Why it is wrong. For a start technicians are not teachers for the most part - why would they feel they should choose the right products for learning? The teaching professionals are the ones who should be allowed to do this.  Sure, show them how things work, but give them the opportunity to compare and contrast before they make their decisions.
I just don't get it.  There is a relationship of trust between a school and a technician or tech company to do the right thing when you are paying for their services.  Its like paying for a painter to paint your bathroom.  You trust that the painter will use his expertise to allow you to choose the right paint, also the right colour of paint, offer to you to include a fungicide with the paint and recommend to seal the bathroom beforehand to prevent water damage so that down the track you don't find that the paint peels off in the humidity or gets covered in unsightly mould.  You don't invite that same painter back to do other rooms in your house if you find he stuffed up first time, just went ahead and painted the bathroom his favourite colour and didn't put fungicide in it because you didn't ask for it.

What should happen.
Principals:  Trust your teachers. Ask around other principals and teachers outside your schools about the effectiveness of certain devices.  Don't jump on the local bandwagon of getting a certain device without some thorough research on alternatives.  Get a variety of devices - that is what students will come across when they go into the workplace.  Join the VLN or twitter and start asking questions across New Zealand.

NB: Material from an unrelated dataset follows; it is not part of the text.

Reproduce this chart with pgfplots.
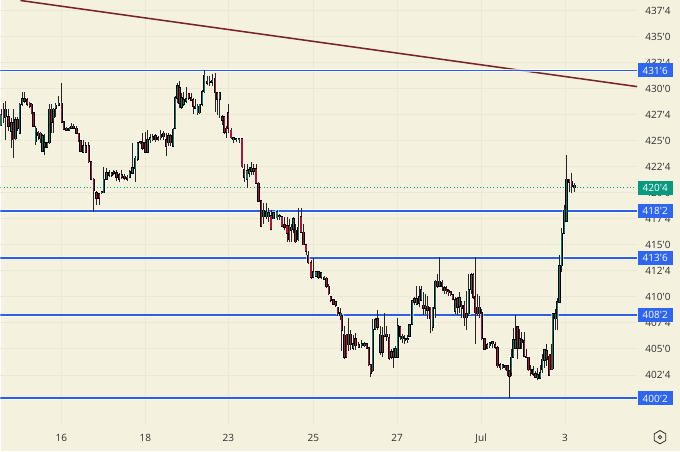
\documentclass[border=0pt]{standalone}
\usepackage{pgfplots}
\usepackage{pgfplotstable}
\usepackage{fontspec}
\pgfplotsset{compat=1.18}
\newfontfamily\tv{Open Sans}
\definecolor{bg}{HTML}{F4F1DE}
\definecolor{gridc}{HTML}{EBE8D5}
\definecolor{hblue}{HTML}{2B5FE8}
\definecolor{tagblue}{HTML}{2E66F2}
\definecolor{tgreen}{HTML}{089981}
\definecolor{cgreen}{HTML}{0A7A66}
\definecolor{cred}{HTML}{B5122C}
\definecolor{trend}{HTML}{7B2229}
\definecolor{lab}{HTML}{2E2E2E}
% x (pixel column) high low bodytop bodybottom
\pgfplotstableread{
x h l t b
3.3 428.6 426.7 428.0 427.2
8 428.0 425.9 427.3 426.4
12.7 428.0 423.3 426.7 425.1
17.3 427.3 425.9 427.0 426.2
24 429.7 428.6 429.0 428.8
26.7 429.1 428.3 428.9 428.5
29.3 428.7 428.1 428.6 428.3
31.3 428.6 427.6 428.5 427.7
33 427.8 426.3 427.7 426.4
37.7 425.9 425.1 425.8 425.5
44 425.6 423.6 424.8 424.4
51 428.5 425.7 428.0 426.8
61.3 430.5 426.7 428.6 426.8
63.3 426.9 426.0 426.8 426.1
66 426.3 425.9 426.2 426.0
73.3 426.6 426.2 426.4 426.2
76 426.4 425.6 426.2 425.7
78.3 425.7 424.9 425.7 425.1
80 425.1 424.0 425.0 424.0
85.3 424.9 423.8 424.5 423.9
88.3 424.9 422.9 424.5 423.0
90.7 423.1 421.2 423.0 421.3
93.3 421.4 418.2 421.3 420.2
96 420.2 418.8 420.0 419.5
98.7 419.9 418.8 419.9 419.5
111.3 422.0 421.5 421.9 421.7
116 422.2 421.1 421.9 421.5
118.7 421.9 421.0 421.7 421.3
124 421.8 421.2 421.6 421.4
126.7 421.7 421.1 421.5 421.3
140 425.0 424.7 424.9 424.8
142 425.7 424.1 424.8 424.3
144.7 425.8 423.8 424.8 423.9
155 425.6 424.9 425.5 425.1
157.7 425.5 425.0 425.3 425.1
163 425.9 425.1 425.7 425.4
165.7 425.7 423.5 425.1 424.5
170 425.6 424.5 425.5 424.8
179 430.7 428.1 430.1 428.6
188.3 429.6 428.9 429.5 429.1
190.7 429.6 428.8 429.1 428.9
192.7 429.1 427.6 428.9 428.3
195 429.0 428.0 428.3 428.1
206.7 431.2 430.4 430.7 430.5
214.7 431.5 427.8 431.0 429.6
217 429.7 427.5 429.6 429.0
221.7 427.5 426.5 427.3 427.0
224 427.3 425.6 427.3 425.8
226 426.4 425.3 426.2 425.8
228 428.5 425.7 427.7 426.2
230.7 426.2 425.2 426.0 425.3
241.7 425.3 422.4 425.2 422.5
244 422.8 421.0 422.2 421.5
255.7 422.8 420.9 422.3 420.9
258.3 421.0 419.1 420.9 419.2
261 419.3 416.7 419.2 416.8
270.7 418.3 416.4 417.8 416.5
279.3 418.0 417.4 417.8 417.7
281.7 417.8 416.8 417.7 416.8
284.3 417.7 416.4 416.9 416.7
286.7 417.7 415.3 416.8 416.1
289 417.5 415.3 416.8 415.5
295.3 417.0 415.2 416.4 415.3
300.7 418.5 416.2 417.7 416.2
303.3 417.0 415.0 416.2 415.0
305.7 415.1 414.0 415.0 414.4
308 414.4 413.2 414.0 413.3
310.7 413.5 411.7 413.3 411.9
318.3 412.5 411.7 412.4 411.9
324 412.0 411.6 411.9 411.7
326.3 411.9 410.9 411.8 411.0
328.7 411.2 410.2 411.0 410.3
330.7 410.1 409.5 410.0 409.7
333.3 409.8 409.2 409.7 409.3
335.7 409.6 409.0 409.5 409.2
337.7 409.0 408.2 409.0 408.4
341.7 408.5 404.8 408.2 406.8
344 407.2 404.0 406.4 404.2
346 406.4 404.2 406.3 404.2
350.7 406.8 404.9 406.4 405.4
355.3 406.5 404.9 406.0 405.3
358.7 405.7 405.1 405.4 405.2
366.7 405.5 405.0 405.5 405.1
368.7 405.2 403.4 405.1 403.5
370.7 403.5 402.3 403.5 402.7
377.3 408.7 406.8 407.9 407.1
382.3 407.1 404.2 406.3 404.7
386.7 407.2 405.8 406.4 406.2
389 406.4 403.9 406.1 404.1
393.3 405.1 403.2 404.7 404.2
400 407.2 405.9 407.1 406.2
404.7 406.3 405.5 406.0 405.8
414.3 410.0 409.2 409.8 409.5
419 411.0 409.0 410.0 409.4
423.3 410.5 408.3 409.2 408.9
427.3 410.1 407.9 409.1 408.7
430 409.0 406.5 409.0 407.9
437.3 412.2 410.9 411.5 411.0
442 411.6 410.6 411.4 411.0
444.3 411.0 410.3 410.9 410.6
446.7 411.0 410.3 410.7 410.5
448.7 410.8 410.1 410.6 410.4
450.7 410.6 410.1 410.5 410.2
452.7 410.3 409.7 410.2 409.8
457.3 410.0 408.3 409.8 409.0
461.7 409.6 408.0 409.2 408.9
464 409.6 407.2 409.2 408.0
473 412.3 409.8 412.1 410.0
475 413.8 405.5 410.0 408.5
477.3 410.3 408.2 409.0 408.4
481.7 408.8 405.9 408.5 406.0
484.3 406.0 404.9 406.0 405.0
492.3 405.8 405.1 405.7 405.5
495 405.7 405.0 405.4 405.2
497.3 405.3 403.2 405.1 403.4
500 403.7 403.0 403.5 403.2
505 403.5 403.0 403.4 403.2
507.3 403.5 402.4 403.4 402.9
509.3 403.0 400.3 402.9 402.4
517.3 407.2 404.0 407.1 405.1
521.7 406.6 405.0 405.9 405.6
524 406.6 404.2 405.8 404.3
526 405.0 404.2 404.3 404.2
528.3 404.2 402.9 404.2 403.0
530.7 403.5 402.4 403.0 402.7
535.3 402.9 402.2 402.6 402.3
546.7 405.5 403.4 404.8 404.0
549 404.5 402.5 404.3 402.5
551 405.5 403.0 404.5 403.0
569 421.3 420.1 421.3 421.0
571.7 421.9 420.0 421.1 420.6
}\downbars
\pgfplotstableread{
x h l t b
0.7 428.0 426.4 427.5 426.5
5.3 428.8 425.1 428.0 427.3
10.7 427.2 424.3 426.7 425.9
15 427.3 425.1 427.0 425.2
19.3 428.6 425.7 428.5 425.7
21.7 429.7 428.3 429.0 428.5
35.3 426.4 424.6 426.2 424.9
40 425.8 424.8 425.7 425.2
42 425.6 424.0 425.5 424.0
46.7 424.9 424.3 424.8 424.4
49 428.5 424.7 428.0 424.8
53.3 428.1 425.7 428.0 427.2
55.3 428.6 427.3 428.4 428.1
58.3 429.3 428.3 428.6 428.4
68.7 426.3 426.0 426.2 426.0
71 426.7 426.1 426.4 426.2
82.7 425.1 423.8 424.5 423.9
101.3 420.1 419.9 420.1 420.0
103.3 422.5 420.0 421.3 420.0
106 422.4 421.3 421.9 421.3
108.7 422.2 421.5 421.9 421.7
113.3 422.2 421.7 422.0 421.9
121.3 422.2 421.3 421.7 421.5
129.3 422.2 421.5 422.0 421.5
132 424.8 421.8 422.4 421.9
134.7 423.5 421.0 423.3 422.3
137.3 424.9 423.1 424.8 423.2
147 426.0 423.9 425.1 423.9
149.7 425.6 424.8 425.3 425.1
152.3 425.6 425.0 425.4 425.1
160.3 426.0 425.1 425.6 425.3
168 425.7 424.5 425.5 424.8
172.7 426.2 424.4 426.1 424.5
174.7 429.3 426.2 429.1 426.2
177 430.5 428.6 430.3 429.1
181 429.6 428.0 429.1 428.2
183.3 429.7 428.3 428.9 428.5
185.7 430.2 428.6 429.0 428.8
197.3 428.5 427.5 428.3 427.7
199.3 428.5 427.6 428.5 427.7
201.7 429.9 428.3 429.7 428.5
204 431.8 429.6 431.3 429.7
209.3 431.2 430.3 430.7 430.6
212 431.4 430.3 430.8 430.6
219.3 429.7 427.2 429.6 429.0
233.3 425.4 424.8 425.3 425.1
236 425.3 424.9 425.2 425.1
238.7 425.3 424.8 425.2 425.1
246.7 422.8 420.5 422.1 421.3
249 422.5 421.5 422.2 421.9
251 423.0 421.7 422.4 422.1
253.3 422.8 421.7 422.3 422.1
263.3 419.0 417.0 418.3 417.7
266 419.0 417.5 418.2 417.7
268.3 418.5 417.2 418.1 417.7
273.3 418.2 417.5 418.1 417.5
276.7 418.3 417.4 418.2 417.6
291 417.0 415.3 416.7 416.4
293.3 417.7 416.1 417.5 416.5
298 418.5 415.4 416.7 415.5
313 413.7 411.8 412.4 411.9
315.7 412.5 411.9 412.4 412.0
321 412.4 411.7 412.3 411.9
340 408.9 407.8 408.5 408.2
348.3 408.0 404.8 406.4 405.4
353 406.3 404.9 405.5 405.1
361.7 405.9 405.1 405.5 405.3
364.3 405.7 405.2 405.5 405.3
372.7 407.9 402.8 406.9 402.9
375 408.0 406.8 407.8 406.9
380 407.2 404.4 406.4 404.7
384.7 408.5 406.2 406.4 406.2
391.3 405.0 404.0 404.7 404.2
395.3 405.3 404.2 405.0 404.2
397.7 408.0 404.1 407.2 404.2
402.3 406.4 405.6 406.2 406.0
407.3 406.3 405.6 406.0 405.9
409.3 407.4 406.2 407.3 406.2
412 409.7 407.4 409.6 407.4
416.7 411.0 409.2 409.8 409.3
421 411.0 409.7 410.7 409.7
425.3 410.3 408.4 409.1 408.9
432.7 409.0 406.7 409.0 407.1
435 411.6 408.0 411.5 408.9
439.7 413.8 411.0 411.5 411.0
455 410.0 408.4 409.7 408.6
459.3 410.5 408.5 409.9 409.1
466.3 410.6 406.8 408.4 408.0
468.7 412.2 408.2 410.7 408.4
471 412.3 410.3 412.1 410.7
479.3 410.1 408.0 409.0 408.4
487 405.6 405.0 405.4 405.1
489.7 405.7 405.1 405.6 405.3
502.7 403.6 403.1 403.5 403.2
511 405.0 402.4 404.2 402.7
513 407.0 404.2 405.9 404.2
515 408.3 405.1 405.9 405.1
519.3 406.9 405.0 406.0 405.1
533 403.4 402.4 403.0 402.6
537.7 403.2 402.0 402.5 402.2
540 403.5 402.1 402.7 402.2
542 404.5 402.7 404.0 403.0
544.3 405.0 403.2 404.9 403.9
552.7 408.5 403.0 408.4 403.1
555 408.8 406.8 408.4 407.9
557 409.9 406.8 409.5 407.9
559.3 414.0 409.5 413.0 409.5
561.7 416.6 412.4 416.1 413.0
564 418.8 416.0 418.3 416.1
566.3 423.6 417.2 421.3 417.3
574.3 420.9 420.1 420.7 420.5
}\upbars
\newcommand{\halo}[1]{%
  \addplot[draw=none,mark=none,forget plot,error bars/.cd,y dir=plus,y explicit,error mark=none,
    error bar style={draw=white,opacity=0.55,line width=2.7pt}]
    table[x=x,y expr=\thisrow{b}-0.12,y error expr=\thisrow{t}-\thisrow{b}+0.24] {#1};
}
\newcommand{\candles}[2]{%
  \addplot[draw=none,mark=none,forget plot,error bars/.cd,y dir=plus,y explicit,error mark=none,
    error bar style={draw=black!85,line width=0.7pt}]
    table[x=x,y=l,y error expr=\thisrow{h}-\thisrow{l}] {#1};
  \addplot[draw=none,mark=none,forget plot,error bars/.cd,y dir=plus,y explicit,error mark=none,
    error bar style={draw=black,line width=1.7pt}]
    table[x=x,y expr=\thisrow{b}-0.06,y error expr=\thisrow{t}-\thisrow{b}+0.12] {#1};
  \addplot[draw=none,mark=none,forget plot,error bars/.cd,y dir=plus,y explicit,error mark=none,
    error bar style={draw=#2,line width=0.8pt}]
    table[x=x,y=b,y error expr=\thisrow{t}-\thisrow{b}] {#1};
}
\newcommand{\levelline}[1]{%
  \addplot[white,opacity=0.7,line width=2.4pt,forget plot] coordinates {(0,#1)(637,#1)};
  \addplot[hblue,line width=1.4pt,forget plot] coordinates {(0,#1)(637,#1)};
}
\newcommand{\tagnode}[3]{%
  \node[fill=#3,text=white,font=\tv\fontsize{7.5}{9}\selectfont,minimum width=26.25pt,minimum height=10.5pt,inner sep=0pt] at (axis cs:655.2,#1) {#2};
}
\pgfplotsset{base/.style={
  scale only axis,width=477.75pt,height=318.75pt,
  at={(0pt,19.5pt)},anchor=south west,
  xmin=0,xmax=637,ymin=397.68,ymax=438.468}}
\begin{document}
\begin{tikzpicture}
\fill[bg] (0pt,0pt) rectangle (510pt,338.25pt);
\begin{axis}[base,
  axis line style={draw=none},
  major tick length=0pt,
  grid=major,grid style={gridc,line width=0.75pt},
  xtick={61,145,228,313,397,481,565},
  xticklabels={16,18,23,25,27,Jul,3},
  ytick={402.5,405,407.5,410,412.5,415,417.5,420,422.5,425,427.5,430,432.5,435,437.5},
  yticklabels={402'4,405'0,407'4,410'0,412'4,415'0,417'4,420'0,422'4,425'0,427'4,430'0,432'4,435'0,437'4},
  ticklabel pos=right,
  xticklabel pos=bottom,
  tick label style={font=\tv\fontsize{7.5}{9}\selectfont,text=lab},
  yticklabel style={xshift=2.75pt},
  xticklabel style={yshift=-3pt},
]
\addplot[tgreen,dotted,line width=0.5pt,forget plot] coordinates {(0,420.5)(637,420.5)};
\addplot[trend,line width=1.15pt,forget plot] coordinates {(20,438.468)(637,430.2)};
\levelline{431.75}
\levelline{418.25}
\levelline{413.75}
\levelline{408.25}
\levelline{400.25}
\halo{\downbars}
\halo{\upbars}
\candles{\downbars}{cred}
\candles{\upbars}{cgreen}
\end{axis}
\begin{axis}[base,hide axis,clip=false]
\tagnode{431.75}{431'6}{tagblue}
\tagnode{418.25}{418'2}{tagblue}
\tagnode{413.75}{413'6}{tagblue}
\tagnode{408.25}{408'2}{tagblue}
\tagnode{400.25}{400'2}{tagblue}
\tagnode{420.5}{420'4}{tgreen}
\end{axis}
\draw[lab,line width=0.6pt] (495pt,10.5pt) ++(30:5pt) -- ++(150:5pt) -- ++(210:5pt) -- ++(270:5pt) -- ++(330:5pt) -- ++(30:5pt) -- cycle;
\draw[lab,line width=0.6pt] (495pt,10.5pt) circle (1.3pt);
\end{tikzpicture}
\end{document}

Teachers: Ask for (and demand) full access to all software you want to use for learning (You wouldn't accept a textbook in your class that had some of the pages bound up so you couldn't even see them let alone judge if they were suitable for your students.)  Form networks with other teachers from other schools to see what they use and what barriers there are.  Join the VLN.  Start tweeting and asking questions.
Technicians:  Build your business around making things work for teachers and schools, not tying them up so you are the resident "expert" who must be consulted at all times.
I am not saying all technicians are the same.  I am not saying they even do these things knowingly and  deliberately in some cases.  What I am saying is that technicians are the key people in making systems workable for schools, principals, and teachers, and they should be doing their utmost to make access to technology for education a piece of cake, not an ongoing source of income for their own ends.
I am really interested to know if you have come across this problem.